Booking the perfect holiday for 11 relatives was not a simple task for Helen Raine, but after an unusual issue with the payment, the mum is desperately hoping she has not fallen victim to an online con artist...

It’s no easy feat to find accommodation for three grandparents, four parents and four children at Christmas; not, at least, if you want to avoid everyone killing each other over the festive period.

For hours, if not days, I trawled through palatial villas (too expensive), forest cabins (too many mosquitoes) and hotels (nowhere to sit together in the evening while the kids sleep), only to draw a blank, until I happened upon the perfect place.

It was a spacious villa in Puerto Rico, a few metres from the beach, with an apartment upstairs for the oldies.

The house appeared on a popular travel website, loaded with gold and silver awards, rave reviews and appealing pictures of former guests beaming as they borrowed free snorkeling equipment or sipped cocktails on the terrace.

By e-mail, I confirmed with the owner, Jennifer*, that the place was indeed free for our dates.
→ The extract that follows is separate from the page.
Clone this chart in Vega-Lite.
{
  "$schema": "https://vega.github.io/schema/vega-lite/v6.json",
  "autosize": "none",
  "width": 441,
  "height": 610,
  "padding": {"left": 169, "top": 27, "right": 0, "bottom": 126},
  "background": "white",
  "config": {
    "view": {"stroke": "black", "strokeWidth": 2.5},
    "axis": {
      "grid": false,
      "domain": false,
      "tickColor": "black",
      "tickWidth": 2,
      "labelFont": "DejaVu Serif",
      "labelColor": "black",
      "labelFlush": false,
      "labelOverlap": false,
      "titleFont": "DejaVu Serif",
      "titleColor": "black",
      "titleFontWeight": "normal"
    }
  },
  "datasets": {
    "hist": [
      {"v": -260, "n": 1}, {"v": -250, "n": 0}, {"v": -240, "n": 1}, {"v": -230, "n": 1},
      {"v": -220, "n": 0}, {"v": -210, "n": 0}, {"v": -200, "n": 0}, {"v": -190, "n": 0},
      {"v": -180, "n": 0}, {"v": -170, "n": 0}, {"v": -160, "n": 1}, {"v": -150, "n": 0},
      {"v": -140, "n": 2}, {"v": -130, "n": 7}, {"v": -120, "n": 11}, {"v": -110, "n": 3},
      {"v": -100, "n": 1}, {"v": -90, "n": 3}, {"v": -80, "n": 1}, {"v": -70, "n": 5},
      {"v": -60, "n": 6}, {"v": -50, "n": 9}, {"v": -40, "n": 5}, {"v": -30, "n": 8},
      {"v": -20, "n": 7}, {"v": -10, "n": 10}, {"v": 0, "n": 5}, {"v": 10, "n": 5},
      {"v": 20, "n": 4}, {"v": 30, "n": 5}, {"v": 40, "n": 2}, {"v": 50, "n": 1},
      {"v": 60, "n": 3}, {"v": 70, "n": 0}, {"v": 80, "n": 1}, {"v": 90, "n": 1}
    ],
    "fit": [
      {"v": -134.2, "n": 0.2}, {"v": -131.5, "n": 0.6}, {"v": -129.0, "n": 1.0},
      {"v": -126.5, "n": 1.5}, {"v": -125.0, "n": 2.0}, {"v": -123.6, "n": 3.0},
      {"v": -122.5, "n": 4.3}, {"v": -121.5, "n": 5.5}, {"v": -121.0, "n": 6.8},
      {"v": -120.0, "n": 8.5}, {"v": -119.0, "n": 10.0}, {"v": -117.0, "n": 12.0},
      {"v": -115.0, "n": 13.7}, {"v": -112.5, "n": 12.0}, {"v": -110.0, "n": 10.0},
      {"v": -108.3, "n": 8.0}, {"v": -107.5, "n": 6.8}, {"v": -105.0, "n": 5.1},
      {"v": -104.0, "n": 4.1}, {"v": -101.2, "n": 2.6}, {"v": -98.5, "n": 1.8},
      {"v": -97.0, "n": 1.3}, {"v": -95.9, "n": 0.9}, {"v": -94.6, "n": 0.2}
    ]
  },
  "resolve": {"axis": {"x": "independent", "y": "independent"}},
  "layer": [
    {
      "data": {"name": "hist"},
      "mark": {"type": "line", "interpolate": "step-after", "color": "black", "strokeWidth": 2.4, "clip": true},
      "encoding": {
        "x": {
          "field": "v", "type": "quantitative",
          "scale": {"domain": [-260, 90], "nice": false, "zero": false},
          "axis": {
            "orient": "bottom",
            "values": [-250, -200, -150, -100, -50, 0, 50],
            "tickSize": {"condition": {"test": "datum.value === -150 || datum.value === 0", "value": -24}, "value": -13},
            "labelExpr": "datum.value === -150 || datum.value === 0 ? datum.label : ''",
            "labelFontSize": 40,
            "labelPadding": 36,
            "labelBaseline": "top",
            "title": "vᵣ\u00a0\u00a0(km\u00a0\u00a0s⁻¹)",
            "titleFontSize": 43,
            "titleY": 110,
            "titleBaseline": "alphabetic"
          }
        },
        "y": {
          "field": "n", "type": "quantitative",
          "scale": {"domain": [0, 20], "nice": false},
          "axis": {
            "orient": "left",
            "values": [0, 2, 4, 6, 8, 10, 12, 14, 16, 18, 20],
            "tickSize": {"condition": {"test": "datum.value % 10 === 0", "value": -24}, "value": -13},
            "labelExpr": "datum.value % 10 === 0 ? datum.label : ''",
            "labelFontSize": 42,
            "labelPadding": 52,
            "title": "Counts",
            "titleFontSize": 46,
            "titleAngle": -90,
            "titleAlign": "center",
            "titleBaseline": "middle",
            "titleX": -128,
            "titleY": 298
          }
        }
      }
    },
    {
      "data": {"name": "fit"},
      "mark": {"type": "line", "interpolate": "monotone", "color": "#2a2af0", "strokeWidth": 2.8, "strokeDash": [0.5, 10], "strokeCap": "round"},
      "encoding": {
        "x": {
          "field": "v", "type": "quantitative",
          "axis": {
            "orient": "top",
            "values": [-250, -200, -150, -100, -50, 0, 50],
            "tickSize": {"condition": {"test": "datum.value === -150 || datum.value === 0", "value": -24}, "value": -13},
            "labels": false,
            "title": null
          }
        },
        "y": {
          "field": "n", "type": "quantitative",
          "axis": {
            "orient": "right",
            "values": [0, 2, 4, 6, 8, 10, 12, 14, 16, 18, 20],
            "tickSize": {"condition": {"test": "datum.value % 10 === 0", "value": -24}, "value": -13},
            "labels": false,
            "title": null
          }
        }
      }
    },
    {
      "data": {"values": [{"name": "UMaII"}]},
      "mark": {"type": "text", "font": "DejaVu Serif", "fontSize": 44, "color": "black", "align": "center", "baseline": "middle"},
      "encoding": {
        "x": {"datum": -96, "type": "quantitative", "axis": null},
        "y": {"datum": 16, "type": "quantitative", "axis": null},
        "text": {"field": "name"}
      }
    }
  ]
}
As we negotiated, my phone rang. It was Jennifer.

“I just thought it might be easier if I gave you a call,” she trilled.

We hashed out the rest of the details and then got down to the last issue: payment.

“What I do,” said Jennifer, “in fact, what I’ve always done, is just request a personal cheque for 50 per cent of the total amount.”

Deep in the prehistoric part of my brain, something stirred. But my rational neocortex brushed the feeling aside.

Jennifer was nice! Her guests loved her! And if I turned her down, I’d have to go back to those tedious sites and start all over again.

Too polite (and desperate) to argue, I was already jotting down her address.

I am not a total idiot; I did at least check that the address she gave me matched the accommodation.

In fact, I researched Jennifer as best I could. But in the end, I posted a cheque for a very substantial amount of money (Christmas rentals for 11 people do not come cheap).

Jennifer duly e-mailed to say she had received it and it was cashed. And then the worry set in.

I mulled over all those horror stories of people who turned up to find no Jennifer, no accommodation and certainly no free snorkelling.

Jennifer was nice! Her guests loved her! And if I turned her down, I’d have to go back to those tedious sites and start all over again

I would have wasted hundreds of family euros and everywhere else would be full for Christmas. But, eventually, I accepted that worrying about it wasn’t going to actually fix the problem and we wouldn’t know just how big an imbecile I was until we got there.

And then my brother-in-law asked whether he could pay the balance on arrival by credit card.

I e-mailed Jen to check and, in return, I received one of those horrible spammy emails that parrot your query back to you without actually giving a reply.

My heart sank faster than the lift in Blackpool Tower. I went a bit cold and clammy and my hands started to shake.

“Noooooooo,” wailed the neocortex. “I told you,” said the reptilian part smugly, turning away in disgust.

I had an urgent dinner date so could not hang around frantically Googling “Jennifer + Scam”. I found a different e-mail address for her online, dashed off a desperate message and went out to moan to my friends about my idiocy in sending hundreds of dollars into the ether.

They tried hard not to look horrified, mostly failing. The next morning, bleary-eyed from a night of imagining my extended family sleeping on the beach, I staggered to the computer.

There was an e-mail from Jennifer giving us driving directions.

I am almost entirely comforted. If this is a scam, it’s an exceedingly elaborate one; once your average crook has the cash, they generally bow out of any further contact.

But if it turns out that Jennifer is not quite what she seemed, I won’t be alone.

Australian travellers lost more than €170,000 to scams in the first few months of last year, with cons including fake discount accommodation vouchers, bogus rental listings and agencies that open for a month or so, only to vanish with their clients’ cash (check that agents are ATOL protected before you book to avoid this).

In November, online travel agent Booking.com was hit by fraudsters who hacked into their system to contact customers directly, asking for “prepayment” on reservations.

Around 10,000 customers were affected but the agency refunded all monies. The UK Association of Chief Police Officers reported 1,015 scam flight ticket sales in 2013, about a fifth of all travel frauds.

The bottom line is if a deal seems too good to be true, it probably is: research the company you are booking with carefully before you part with any cash.

The fact is that until I arrive in Puerto Rico later this month, we just won’t know whether Jennifer really is the owner of a delightful holiday rental or just another shark in infested internet waters.

Whatever happens, the great price has not been worth the loss of peace of mind: next time, I’ll be booking via a reputable website.

*Names changed to protect the (hopefully) innocent.